To do: Print exactly the lines from the first one down to the line containing "1034.2, 1035.35, 1035.9, 1034.3, 1034.8, 1025.05, 1035.35];", both ends included, with no pictures and nothing else.

Data segment:
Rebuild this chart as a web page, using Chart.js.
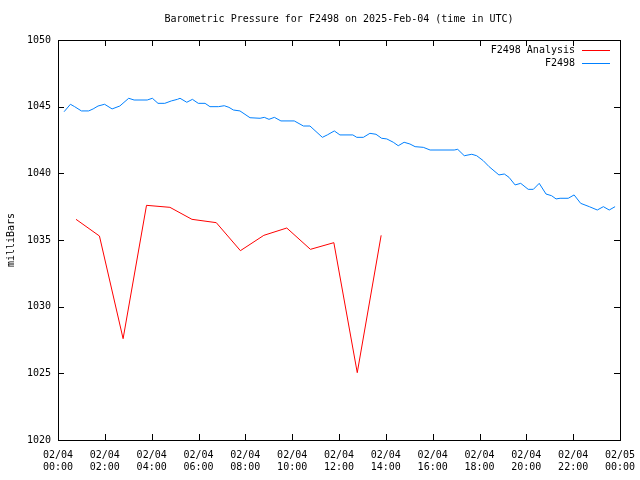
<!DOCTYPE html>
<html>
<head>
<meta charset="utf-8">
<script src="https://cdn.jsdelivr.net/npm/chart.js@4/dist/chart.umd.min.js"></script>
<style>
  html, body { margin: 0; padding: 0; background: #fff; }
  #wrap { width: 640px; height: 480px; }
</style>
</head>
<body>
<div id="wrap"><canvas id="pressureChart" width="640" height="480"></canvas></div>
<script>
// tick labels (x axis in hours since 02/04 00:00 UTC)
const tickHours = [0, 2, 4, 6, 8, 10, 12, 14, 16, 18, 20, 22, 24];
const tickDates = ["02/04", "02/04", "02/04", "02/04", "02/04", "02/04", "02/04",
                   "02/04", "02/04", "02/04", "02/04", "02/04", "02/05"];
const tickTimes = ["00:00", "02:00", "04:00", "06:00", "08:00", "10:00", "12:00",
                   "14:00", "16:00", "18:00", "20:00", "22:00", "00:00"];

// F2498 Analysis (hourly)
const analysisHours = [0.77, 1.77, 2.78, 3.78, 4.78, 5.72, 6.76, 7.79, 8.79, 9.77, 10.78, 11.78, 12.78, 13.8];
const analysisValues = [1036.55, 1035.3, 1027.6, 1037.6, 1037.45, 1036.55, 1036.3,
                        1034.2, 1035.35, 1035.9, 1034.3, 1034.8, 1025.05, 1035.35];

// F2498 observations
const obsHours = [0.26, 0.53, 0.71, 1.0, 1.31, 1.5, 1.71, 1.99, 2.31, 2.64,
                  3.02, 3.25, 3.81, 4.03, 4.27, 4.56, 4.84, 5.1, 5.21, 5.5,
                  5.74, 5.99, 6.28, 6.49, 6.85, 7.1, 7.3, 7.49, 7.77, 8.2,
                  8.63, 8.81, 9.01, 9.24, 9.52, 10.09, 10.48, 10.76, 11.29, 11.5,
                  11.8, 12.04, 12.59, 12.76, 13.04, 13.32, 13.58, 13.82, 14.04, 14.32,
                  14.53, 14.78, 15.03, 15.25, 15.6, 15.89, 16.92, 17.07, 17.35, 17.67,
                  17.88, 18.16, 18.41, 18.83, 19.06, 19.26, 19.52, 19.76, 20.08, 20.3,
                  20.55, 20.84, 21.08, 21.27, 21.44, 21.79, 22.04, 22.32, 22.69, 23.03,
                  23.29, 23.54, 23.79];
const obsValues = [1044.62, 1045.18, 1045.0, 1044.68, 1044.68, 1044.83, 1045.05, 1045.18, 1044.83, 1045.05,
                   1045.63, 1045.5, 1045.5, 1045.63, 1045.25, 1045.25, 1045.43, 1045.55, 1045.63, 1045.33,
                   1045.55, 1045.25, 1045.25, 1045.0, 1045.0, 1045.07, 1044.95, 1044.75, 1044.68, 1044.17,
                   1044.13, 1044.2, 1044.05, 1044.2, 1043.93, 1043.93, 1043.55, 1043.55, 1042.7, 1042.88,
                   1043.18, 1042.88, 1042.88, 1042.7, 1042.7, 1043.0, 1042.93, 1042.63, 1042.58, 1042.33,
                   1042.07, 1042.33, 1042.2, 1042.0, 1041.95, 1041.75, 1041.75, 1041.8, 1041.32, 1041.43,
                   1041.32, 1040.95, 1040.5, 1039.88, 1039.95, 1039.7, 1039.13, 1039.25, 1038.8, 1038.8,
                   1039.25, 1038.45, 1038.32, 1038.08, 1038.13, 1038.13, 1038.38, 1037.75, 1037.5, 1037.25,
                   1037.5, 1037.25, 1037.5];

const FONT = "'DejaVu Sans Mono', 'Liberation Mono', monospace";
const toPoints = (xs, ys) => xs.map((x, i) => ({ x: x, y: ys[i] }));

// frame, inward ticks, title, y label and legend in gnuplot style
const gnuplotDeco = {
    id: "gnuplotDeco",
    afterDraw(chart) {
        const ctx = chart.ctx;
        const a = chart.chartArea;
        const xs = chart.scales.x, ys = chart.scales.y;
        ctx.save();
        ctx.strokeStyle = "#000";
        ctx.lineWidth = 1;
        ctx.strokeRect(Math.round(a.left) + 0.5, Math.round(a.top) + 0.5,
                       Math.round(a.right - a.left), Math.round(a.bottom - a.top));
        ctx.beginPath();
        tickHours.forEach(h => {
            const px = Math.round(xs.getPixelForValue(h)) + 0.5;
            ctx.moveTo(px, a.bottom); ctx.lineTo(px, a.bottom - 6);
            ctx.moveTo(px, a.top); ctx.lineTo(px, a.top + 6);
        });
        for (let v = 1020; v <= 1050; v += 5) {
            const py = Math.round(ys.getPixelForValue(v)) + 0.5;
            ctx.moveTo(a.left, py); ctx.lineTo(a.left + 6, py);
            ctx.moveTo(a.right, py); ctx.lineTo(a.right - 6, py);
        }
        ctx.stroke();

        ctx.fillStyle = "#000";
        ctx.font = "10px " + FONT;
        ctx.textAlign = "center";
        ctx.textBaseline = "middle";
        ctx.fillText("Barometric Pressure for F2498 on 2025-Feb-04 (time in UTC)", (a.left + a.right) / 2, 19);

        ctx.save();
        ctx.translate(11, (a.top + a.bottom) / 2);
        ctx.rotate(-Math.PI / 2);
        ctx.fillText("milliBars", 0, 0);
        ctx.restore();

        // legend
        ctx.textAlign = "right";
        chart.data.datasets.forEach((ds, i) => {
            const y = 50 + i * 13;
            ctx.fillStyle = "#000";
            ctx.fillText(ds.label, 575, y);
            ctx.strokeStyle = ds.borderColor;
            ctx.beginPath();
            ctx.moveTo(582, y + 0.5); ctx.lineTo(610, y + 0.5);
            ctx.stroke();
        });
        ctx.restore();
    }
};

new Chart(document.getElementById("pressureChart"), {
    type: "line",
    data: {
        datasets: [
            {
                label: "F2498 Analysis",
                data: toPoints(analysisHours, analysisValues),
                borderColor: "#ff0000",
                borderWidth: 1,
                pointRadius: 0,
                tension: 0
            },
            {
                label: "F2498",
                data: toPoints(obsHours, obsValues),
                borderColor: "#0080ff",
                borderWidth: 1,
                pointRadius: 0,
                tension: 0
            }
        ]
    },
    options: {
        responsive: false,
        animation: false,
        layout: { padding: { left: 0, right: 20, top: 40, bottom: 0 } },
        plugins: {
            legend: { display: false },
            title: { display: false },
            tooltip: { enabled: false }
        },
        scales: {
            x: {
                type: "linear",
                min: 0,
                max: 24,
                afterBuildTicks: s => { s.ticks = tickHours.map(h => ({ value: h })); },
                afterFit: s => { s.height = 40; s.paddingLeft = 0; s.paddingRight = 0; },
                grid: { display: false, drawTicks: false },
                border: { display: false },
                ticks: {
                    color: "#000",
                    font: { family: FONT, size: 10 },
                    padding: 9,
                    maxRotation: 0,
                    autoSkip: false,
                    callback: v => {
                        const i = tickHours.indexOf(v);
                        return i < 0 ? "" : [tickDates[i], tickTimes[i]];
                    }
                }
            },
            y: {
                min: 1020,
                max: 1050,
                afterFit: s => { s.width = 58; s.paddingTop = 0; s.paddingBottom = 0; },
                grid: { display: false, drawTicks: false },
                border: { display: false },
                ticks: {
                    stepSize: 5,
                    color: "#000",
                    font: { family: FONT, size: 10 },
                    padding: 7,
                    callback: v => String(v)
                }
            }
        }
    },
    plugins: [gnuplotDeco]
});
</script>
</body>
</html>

Solution for this exercise:
Rebuild this chart as a web page, using Chart.js.
<!DOCTYPE html>
<html>
<head>
<meta charset="utf-8">
<script src="https://cdn.jsdelivr.net/npm/chart.js@4/dist/chart.umd.min.js"></script>
<style>
  html, body { margin: 0; padding: 0; background: #fff; }
  #wrap { width: 640px; height: 480px; }
</style>
</head>
<body>
<div id="wrap"><canvas id="pressureChart" width="640" height="480"></canvas></div>
<script>
// tick labels (x axis in hours since 02/04 00:00 UTC)
const tickHours = [0, 2, 4, 6, 8, 10, 12, 14, 16, 18, 20, 22, 24];
const tickDates = ["02/04", "02/04", "02/04", "02/04", "02/04", "02/04", "02/04",
                   "02/04", "02/04", "02/04", "02/04", "02/04", "02/05"];
const tickTimes = ["00:00", "02:00", "04:00", "06:00", "08:00", "10:00", "12:00",
                   "14:00", "16:00", "18:00", "20:00", "22:00", "00:00"];

// F2498 Analysis (hourly)
const analysisHours = [0.77, 1.77, 2.78, 3.78, 4.78, 5.72, 6.76, 7.79, 8.79, 9.77, 10.78, 11.78, 12.78, 13.8];
const analysisValues = [1036.55, 1035.3, 1027.6, 1037.6, 1037.45, 1036.55, 1036.3,
                        1034.2, 1035.35, 1035.9, 1034.3, 1034.8, 1025.05, 1035.35];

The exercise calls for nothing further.